◆ **THE REQUEST**
Each line below should be reproduced without any alteration.
☆ ☆ ☆ ☆
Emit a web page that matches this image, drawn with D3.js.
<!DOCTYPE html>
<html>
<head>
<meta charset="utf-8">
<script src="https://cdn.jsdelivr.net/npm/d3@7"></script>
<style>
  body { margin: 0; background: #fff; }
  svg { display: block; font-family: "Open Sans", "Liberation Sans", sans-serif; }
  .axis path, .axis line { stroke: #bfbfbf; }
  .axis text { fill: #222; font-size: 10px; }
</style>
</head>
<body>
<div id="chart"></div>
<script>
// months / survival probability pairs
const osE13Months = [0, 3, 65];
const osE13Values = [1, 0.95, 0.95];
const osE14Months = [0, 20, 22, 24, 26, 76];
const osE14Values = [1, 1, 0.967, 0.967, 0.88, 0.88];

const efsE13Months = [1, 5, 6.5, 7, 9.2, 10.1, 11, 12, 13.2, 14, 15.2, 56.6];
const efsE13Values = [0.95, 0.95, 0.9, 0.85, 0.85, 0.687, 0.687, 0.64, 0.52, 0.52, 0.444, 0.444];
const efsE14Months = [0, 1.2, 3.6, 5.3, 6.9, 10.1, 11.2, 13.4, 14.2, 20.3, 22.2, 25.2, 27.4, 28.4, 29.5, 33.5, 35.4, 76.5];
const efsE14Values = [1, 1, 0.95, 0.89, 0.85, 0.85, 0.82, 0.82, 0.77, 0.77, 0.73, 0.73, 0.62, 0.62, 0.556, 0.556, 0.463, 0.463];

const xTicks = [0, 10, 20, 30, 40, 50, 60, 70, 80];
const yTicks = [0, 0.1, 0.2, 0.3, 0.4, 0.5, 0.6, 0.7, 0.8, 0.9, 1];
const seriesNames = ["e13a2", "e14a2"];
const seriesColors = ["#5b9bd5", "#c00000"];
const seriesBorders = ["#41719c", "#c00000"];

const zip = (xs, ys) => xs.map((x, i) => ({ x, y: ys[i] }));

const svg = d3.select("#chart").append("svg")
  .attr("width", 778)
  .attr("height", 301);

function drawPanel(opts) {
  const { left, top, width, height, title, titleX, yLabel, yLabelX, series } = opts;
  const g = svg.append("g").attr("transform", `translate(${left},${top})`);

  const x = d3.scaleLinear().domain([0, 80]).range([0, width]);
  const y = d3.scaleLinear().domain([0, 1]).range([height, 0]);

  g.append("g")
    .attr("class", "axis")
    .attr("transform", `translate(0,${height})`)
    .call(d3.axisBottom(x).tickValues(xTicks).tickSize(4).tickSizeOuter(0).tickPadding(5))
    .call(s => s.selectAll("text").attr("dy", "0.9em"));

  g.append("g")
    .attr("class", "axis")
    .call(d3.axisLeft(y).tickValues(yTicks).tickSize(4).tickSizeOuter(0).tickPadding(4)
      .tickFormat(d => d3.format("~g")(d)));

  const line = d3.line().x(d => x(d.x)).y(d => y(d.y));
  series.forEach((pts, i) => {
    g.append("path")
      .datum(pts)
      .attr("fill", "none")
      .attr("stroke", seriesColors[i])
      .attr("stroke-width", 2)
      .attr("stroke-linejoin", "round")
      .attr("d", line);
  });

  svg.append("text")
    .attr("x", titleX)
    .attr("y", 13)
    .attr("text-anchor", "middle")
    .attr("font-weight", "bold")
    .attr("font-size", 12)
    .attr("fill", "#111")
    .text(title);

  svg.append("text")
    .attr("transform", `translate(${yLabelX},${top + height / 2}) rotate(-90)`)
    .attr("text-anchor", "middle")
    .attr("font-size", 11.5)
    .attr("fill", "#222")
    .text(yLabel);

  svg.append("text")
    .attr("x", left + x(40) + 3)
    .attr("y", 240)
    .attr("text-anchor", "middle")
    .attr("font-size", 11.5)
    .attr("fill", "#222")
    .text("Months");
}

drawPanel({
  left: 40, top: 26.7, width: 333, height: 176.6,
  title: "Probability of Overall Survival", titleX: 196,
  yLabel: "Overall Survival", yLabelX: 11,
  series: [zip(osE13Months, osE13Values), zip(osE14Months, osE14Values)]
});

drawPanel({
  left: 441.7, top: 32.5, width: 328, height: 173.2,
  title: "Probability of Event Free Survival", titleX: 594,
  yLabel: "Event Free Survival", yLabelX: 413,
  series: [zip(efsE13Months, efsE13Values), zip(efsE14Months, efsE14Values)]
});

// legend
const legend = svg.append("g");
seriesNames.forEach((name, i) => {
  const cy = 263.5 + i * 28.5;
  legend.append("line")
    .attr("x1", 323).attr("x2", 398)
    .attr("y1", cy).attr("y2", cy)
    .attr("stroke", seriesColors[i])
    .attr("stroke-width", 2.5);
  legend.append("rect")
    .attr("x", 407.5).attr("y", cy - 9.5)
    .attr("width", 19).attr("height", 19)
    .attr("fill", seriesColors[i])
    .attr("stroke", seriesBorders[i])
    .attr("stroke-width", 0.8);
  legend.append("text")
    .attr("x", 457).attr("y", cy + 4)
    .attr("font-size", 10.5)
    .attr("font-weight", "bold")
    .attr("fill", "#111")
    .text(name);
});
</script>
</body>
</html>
☆ ☆ ☆ ☆
◆ **EXERCISE SOLUTION**
Emit a web page that matches this image, drawn with D3.js.
<!DOCTYPE html>
<html>
<head>
<meta charset="utf-8">
<script src="https://cdn.jsdelivr.net/npm/d3@7"></script>
<style>
  body { margin: 0; background: #fff; }
  svg { display: block; font-family: "Open Sans", "Liberation Sans", sans-serif; }
  .axis path, .axis line { stroke: #bfbfbf; }
  .axis text { fill: #222; font-size: 10px; }
</style>
</head>
<body>
<div id="chart"></div>
<script>
// months / survival probability pairs
const osE13Months = [0, 3, 65];
const osE13Values = [1, 0.95, 0.95];
const osE14Months = [0, 20, 22, 24, 26, 76];
const osE14Values = [1, 1, 0.967, 0.967, 0.88, 0.88];

const efsE13Months = [1, 5, 6.5, 7, 9.2, 10.1, 11, 12, 13.2, 14, 15.2, 56.6];
const efsE13Values = [0.95, 0.95, 0.9, 0.85, 0.85, 0.687, 0.687, 0.64, 0.52, 0.52, 0.444, 0.444];
const efsE14Months = [0, 1.2, 3.6, 5.3, 6.9, 10.1, 11.2, 13.4, 14.2, 20.3, 22.2, 25.2, 27.4, 28.4, 29.5, 33.5, 35.4, 76.5];
const efsE14Values = [1, 1, 0.95, 0.89, 0.85, 0.85, 0.82, 0.82, 0.77, 0.77, 0.73, 0.73, 0.62, 0.62, 0.556, 0.556, 0.463, 0.463];

const xTicks = [0, 10, 20, 30, 40, 50, 60, 70, 80];
const yTicks = [0, 0.1, 0.2, 0.3, 0.4, 0.5, 0.6, 0.7, 0.8, 0.9, 1];
const seriesNames = ["e13a2", "e14a2"];
const seriesColors = ["#5b9bd5", "#c00000"];
const seriesBorders = ["#41719c", "#c00000"];

const zip = (xs, ys) => xs.map((x, i) => ({ x, y: ys[i] }));

const svg = d3.select("#chart").append("svg")
  .attr("width", 778)
  .attr("height", 301);

function drawPanel(opts) {
  const { left, top, width, height, title, titleX, yLabel, yLabelX, series } = opts;
  const g = svg.append("g").attr("transform", `translate(${left},${top})`);

  const x = d3.scaleLinear().domain([0, 80]).range([0, width]);
  const y = d3.scaleLinear().domain([0, 1]).range([height, 0]);

  g.append("g")
    .attr("class", "axis")
    .attr("transform", `translate(0,${height})`)
    .call(d3.axisBottom(x).tickValues(xTicks).tickSize(4).tickSizeOuter(0).tickPadding(5))
    .call(s => s.selectAll("text").attr("dy", "0.9em"));

  g.append("g")
    .attr("class", "axis")
    .call(d3.axisLeft(y).tickValues(yTicks).tickSize(4).tickSizeOuter(0).tickPadding(4)
      .tickFormat(d => d3.format("~g")(d)));

  const line = d3.line().x(d => x(d.x)).y(d => y(d.y));
  series.forEach((pts, i) => {
    g.append("path")
      .datum(pts)
      .attr("fill", "none")
      .attr("stroke", seriesColors[i])
      .attr("stroke-width", 2)
      .attr("stroke-linejoin", "round")
      .attr("d", line);
  });

  svg.append("text")
    .attr("x", titleX)
    .attr("y", 13)
    .attr("text-anchor", "middle")
    .attr("font-weight", "bold")
    .attr("font-size", 12)
    .attr("fill", "#111")
    .text(title);

  svg.append("text")
    .attr("transform", `translate(${yLabelX},${top + height / 2}) rotate(-90)`)
    .attr("text-anchor", "middle")
    .attr("font-size", 11.5)
    .attr("fill", "#222")
    .text(yLabel);

  svg.append("text")
    .attr("x", left + x(40) + 3)
    .attr("y", 240)
    .attr("text-anchor", "middle")
    .attr("font-size", 11.5)
    .attr("fill", "#222")
    .text("Months");
}

drawPanel({
  left: 40, top: 26.7, width: 333, height: 176.6,
  title: "Probability of Overall Survival", titleX: 196,
  yLabel: "Overall Survival", yLabelX: 11,
  series: [zip(osE13Months, osE13Values), zip(osE14Months, osE14Values)]
});

drawPanel({
  left: 441.7, top: 32.5, width: 328, height: 173.2,
  title: "Probability of Event Free Survival", titleX: 594,
  yLabel: "Event Free Survival", yLabelX: 413,
  series: [zip(efsE13Months, efsE13Values), zip(efsE14Months, efsE14Values)]
});

// legend
const legend = svg.append("g");
seriesNames.forEach((name, i) => {
  const cy = 263.5 + i * 28.5;
  legend.append("line")
    .attr("x1", 323).attr("x2", 398)
    .attr("y1", cy).attr("y2", cy)
    .attr("stroke", seriesColors[i])
    .attr("stroke-width", 2.5);
  legend.append("rect")
    .attr("x", 407.5).attr("y", cy - 9.5)
    .attr("width", 19).attr("height", 19)
    .attr("fill", seriesColors[i])
    .attr("stroke", seriesBorders[i])
    .attr("stroke-width", 0.8);
  legend.append("text")
    .attr("x", 457).attr("y", cy + 4)
    .attr("font-size", 10.5)
    .attr("font-weight", "bold")
    .attr("fill", "#111")
    .text(name);
});
</script>
</body>
</html>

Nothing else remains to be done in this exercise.